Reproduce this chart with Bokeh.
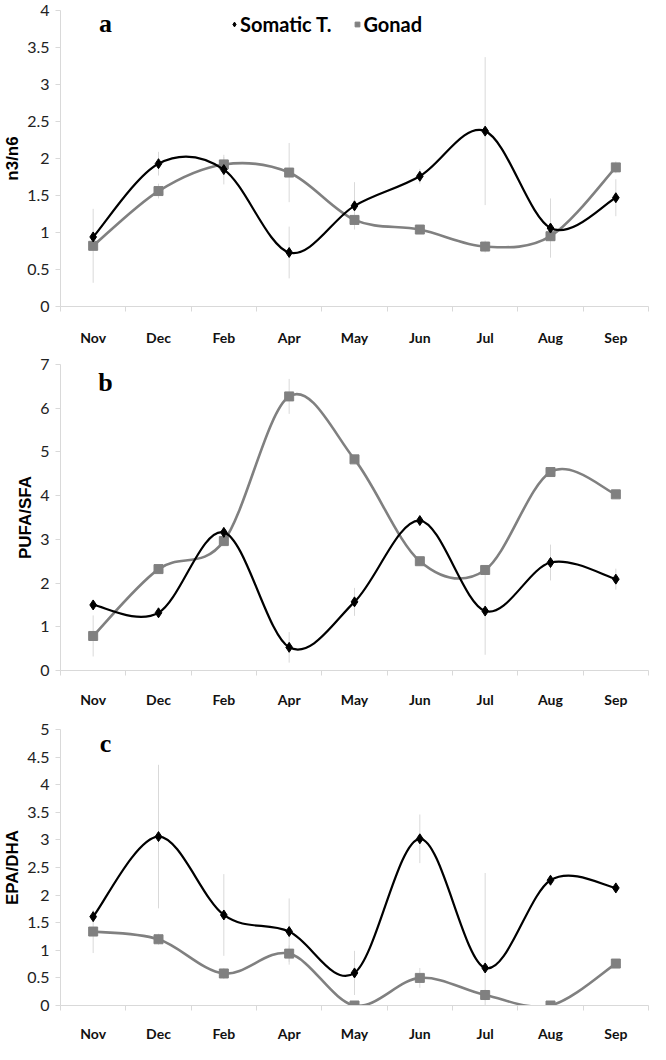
from bokeh.plotting import figure
from bokeh.layouts import column
from bokeh.models import (Range1d, FixedTicker, CustomJSTickFormatter, Label,
                          Legend, LegendItem, ColumnDataSource)
from bokeh.embed import file_html
from bokeh.resources import INLINE

# ---------------- data ----------------
months = ["Nov", "Dec", "Feb", "Apr", "May", "Jun", "Jul", "Aug", "Sep"]

n3n6_somatic = [0.94, 1.93, 1.85, 0.73, 1.36, 1.76, 2.37, 1.06, 1.47]
n3n6_somatic_err = [0.05, 0.16, 0.20, 0.35, 0.32, 0.10, 1.00, 0.40, 0.25]
n3n6_gonad = [0.82, 1.56, 1.92, 1.81, 1.17, 1.04, 0.81, 0.95, 1.88]
n3n6_gonad_err = [0.50, 0.10, 0.10, 0.40, 0.10, 0.05, 0.08, 0.05, 0.08]

pufa_somatic = [1.50, 1.32, 3.16, 0.53, 1.57, 3.43, 1.36, 2.47, 2.09]
pufa_somatic_err = [0.10, 0.10, 0.10, 0.35, 0.32, 0.10, 1.00, 0.41, 0.24]
pufa_gonad = [0.79, 2.32, 2.96, 6.27, 4.83, 2.50, 2.30, 4.54, 4.03]
pufa_gonad_err = [0.47, 0.10, 0.10, 0.40, 0.10, 0.10, 0.10, 0.10, 0.10]

epa_somatic = [1.61, 3.06, 1.64, 1.34, 0.59, 3.02, 0.68, 2.27, 2.13]
epa_somatic_err = [0.10, 1.30, 0.74, 0.60, 0.40, 0.44, 1.72, 0.10, 0.10]
epa_gonad = [1.34, 1.20, 0.58, 0.94, 0.00, 0.50, 0.19, 0.00, 0.76]
epa_gonad_err = [0.39, 0.10, 0.10, 0.15, 0.05, 0.18, 0.10, 0.00, 0.05]

y_ticks_a = [0, 0.5, 1, 1.5, 2, 2.5, 3, 3.5, 4]
y_ticks_b = [0, 1, 2, 3, 4, 5, 6, 7]
y_ticks_c = [0, 0.5, 1, 1.5, 2, 2.5, 3, 3.5, 4, 4.5, 5]

SOM = "#000000"
GON = "#808080"
ERR = "#d9d9d9"
AXC = "#d9d9d9"
FONT = "Lato"


def bezier_source(xs, ys):
    """Excel-style smoothed line: Catmull-Rom segments as cubic Beziers."""
    n = len(xs)
    d = dict(x0=[], y0=[], x1=[], y1=[], cx0=[], cy0=[], cx1=[], cy1=[])
    for i in range(n - 1):
        a = max(i - 1, 0)
        b = min(i + 2, n - 1)
        d["x0"].append(xs[i]); d["y0"].append(ys[i])
        d["x1"].append(xs[i + 1]); d["y1"].append(ys[i + 1])
        d["cx0"].append(xs[i] + (xs[i + 1] - xs[a]) / 6.0)
        d["cy0"].append(ys[i] + (ys[i + 1] - ys[a]) / 6.0)
        d["cx1"].append(xs[i + 1] - (xs[b] - xs[i]) / 6.0)
        d["cy1"].append(ys[i + 1] - (ys[b] - ys[i]) / 6.0)
    return ColumnDataSource(d)


def panel(somatic, som_err, gonad, gon_err, ymax, yticks, ylabel, letter,
          letter_y, height, top, bottom, xstandoff, legend=False):
    xs = [i + 0.5 for i in range(len(months))]
    p = figure(width=650, height=height, output_backend="svg",
               toolbar_location=None, x_range=Range1d(0, len(months)),
               y_range=Range1d(0, ymax), min_border_left=54,
               min_border_right=2, min_border_top=top,
               min_border_bottom=bottom)
    p.outline_line_color = None
    p.grid.visible = False
    p.background_fill_color = "white"

    # x axis
    xa = p.xaxis[0]
    xa.ticker = FixedTicker(ticks=xs, minor_ticks=list(range(len(months) + 1)))
    xa.formatter = CustomJSTickFormatter(args=dict(labels=months),
                                         code="return labels[Math.floor(tick)];")
    xa.axis_line_color = AXC
    xa.major_tick_out = 0
    xa.major_tick_in = 0
    xa.minor_tick_out = 5
    xa.minor_tick_in = 0
    xa.minor_tick_line_color = AXC
    xa.major_label_standoff = xstandoff
    xa.major_label_text_font = FONT
    xa.major_label_text_font_style = "bold"
    xa.major_label_text_font_size = "14px"
    xa.major_label_text_color = "#111111"

    # y axis
    ya = p.yaxis[0]
    ya.ticker = FixedTicker(ticks=yticks, minor_ticks=[])
    ya.formatter = CustomJSTickFormatter(code="return String(tick);")
    ya.axis_line_color = AXC
    ya.major_tick_line_color = AXC
    ya.major_tick_out = 5
    ya.major_tick_in = 0
    ya.minor_tick_out = 0
    ya.minor_tick_in = 0
    ya.major_label_standoff = 6
    ya.major_label_text_font = FONT
    ya.major_label_text_font_size = "16px"
    ya.major_label_text_color = "#222222"
    ya.axis_label = ylabel
    ya.axis_label_text_font = "Liberation Sans"
    ya.axis_label_text_font_style = "bold"
    ya.axis_label_text_font_size = "17px"
    ya.axis_label_text_color = "#000000"
    ya.axis_label_standoff = 2

    # error bars
    p.segment(x0=xs, x1=xs,
              y0=[v - e for v, e in zip(somatic, som_err)],
              y1=[v + e for v, e in zip(somatic, som_err)],
              line_color=ERR, line_width=1)
    p.segment(x0=xs, x1=xs,
              y0=[v - e for v, e in zip(gonad, gon_err)],
              y1=[v + e for v, e in zip(gonad, gon_err)],
              line_color=ERR, line_width=1)

    # smoothed lines
    p.bezier(x0="x0", y0="y0", x1="x1", y1="y1", cx0="cx0", cy0="cy0",
             cx1="cx1", cy1="cy1", source=bezier_source(xs, gonad),
             line_color=GON, line_width=2.6)
    g = p.scatter(xs, gonad, marker="square", size=9, fill_color=GON,
                  line_color=GON)
    p.bezier(x0="x0", y0="y0", x1="x1", y1="y1", cx0="cx0", cy0="cy0",
             cx1="cx1", cy1="cy1", source=bezier_source(xs, somatic),
             line_color=SOM, line_width=2.2)
    s = p.scatter(xs, somatic, marker="diamond", size=10, fill_color=SOM,
                  line_color=SOM)

    p.add_layout(Label(x=0.69, y=letter_y, text=letter,
                       text_font="Liberation Serif", text_font_style="bold",
                       text_font_size="26px", text_align="center",
                       text_baseline="alphabetic", text_color="#000000"))

    if legend:
        lg = Legend(items=[LegendItem(label="Somatic T.", renderers=[s]),
                           LegendItem(label="Gonad", renderers=[g])],
                    orientation="horizontal", location=(168, 270),
                    border_line_color=None, background_fill_alpha=0,
                    padding=0, margin=0, spacing=20, label_standoff=0,
                    glyph_width=12, glyph_height=20,
                    label_text_font=FONT, label_text_font_style="bold",
                    label_text_font_size="20px", label_text_color="#000000")
        p.add_layout(lg, "center")
    return p


pa = panel(n3n6_somatic, n3n6_somatic_err, n3n6_gonad, n3n6_gonad_err,
           4, y_ticks_a, "n3/n6", "a", 3.83, 348, 10, 39, 17, legend=True)
pb = panel(pufa_somatic, pufa_somatic_err, pufa_gonad, pufa_gonad_err,
           7, y_ticks_b, "PUFA/SFA", "b", 6.58, 362, 16, 31, 15)
pc = panel(epa_somatic, epa_somatic_err, epa_gonad, epa_gonad_err,
           5, y_ticks_c, "EPA/DHA", "c", 4.74, 334, 19, 31, 14)

layout = column(pa, pb, pc, spacing=0)
open("out.html", "w").write(file_html(layout, INLINE))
=====
◆ THE PROBLEM: Output exactly the span of lines from the top of the listing through the line holding "0.08, 0.05, 0.08]", and leave every picture out.

◆ ANSWER TO THIS TASK:
Reproduce this chart with Bokeh.
from bokeh.plotting import figure
from bokeh.layouts import column
from bokeh.models import (Range1d, FixedTicker, CustomJSTickFormatter, Label,
                          Legend, LegendItem, ColumnDataSource)
from bokeh.embed import file_html
from bokeh.resources import INLINE

# ---------------- data ----------------
months = ["Nov", "Dec", "Feb", "Apr", "May", "Jun", "Jul", "Aug", "Sep"]

n3n6_somatic = [0.94, 1.93, 1.85, 0.73, 1.36, 1.76, 2.37, 1.06, 1.47]
n3n6_somatic_err = [0.05, 0.16, 0.20, 0.35, 0.32, 0.10, 1.00, 0.40, 0.25]
n3n6_gonad = [0.82, 1.56, 1.92, 1.81, 1.17, 1.04, 0.81, 0.95, 1.88]
n3n6_gonad_err = [0.50, 0.10, 0.10, 0.40, 0.10, 0.05, 0.08, 0.05, 0.08]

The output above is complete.